Historically, the most favored model has been the hydrogen bond switching model. It proposes that an electron-hole pair formed by the incident light may recombine near a weak Si–Si bond, releasing energy sufficient to break the bond. A neighbouring H atom then forms a new bond with one of the Si atoms, leaving a dangling bond. These dangling bonds can trap electron-hole pairs, thus reducing the current that can pass through. However, new experimental evidence is casting doubt on this model. More recently, the H collision model proposed that two spatially separated recombination events cause emission of mobile hydrogen from Si–H bonds to form two dangling bonds, with a metastable paired H state binding the hydrogen atoms at a distant site.

==Effects==
The efficiency of an amorphous silicon solar cell typically drops during the first six months of operation. This drop may be in the range from 10% up to 30% depending on the material quality and device design. Most of this loss comes in the fill factor of the cell. After this initial drop, the effect reaches an equilibrium and causes little further degradation. The equilibrium level shifts with operating temperature so that performance of modules tend to recover some in the summer months and drop again in the winter months. Most commercially available a-Si modules have SWE degradation in the 10–15% range and suppliers typically specify efficiency based on performance after the SWE degradation has stabilized. In a typical amorphous silicon solar cell the efficiency is reduced by up to 30% in the first 6 months as a result of the Staebler–Wronski effect, and the fill factor falls from over 0.7 to about 0.6. This light induced degradation is the major disadvantage of amorphous silicon as a photovoltaic material.

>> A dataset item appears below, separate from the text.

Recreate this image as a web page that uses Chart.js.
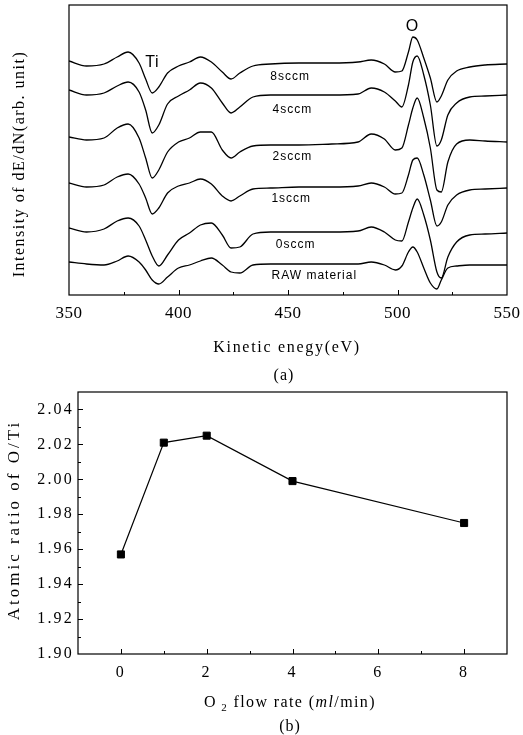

==Methods of reducing the SWE==
- Using nanocrystalline silicon instead of amorphous silicon
- Operating at a higher temperature. This can be accomplished by integrating the PV in a photovoltaic thermal hybrid solar collector (PVT).
- Stacking one or more thinner layers of amorphous silicon together with other materials to form a multijunction solar cell. The higher electric field which applies in the thinner layers appears to reduce the SWE.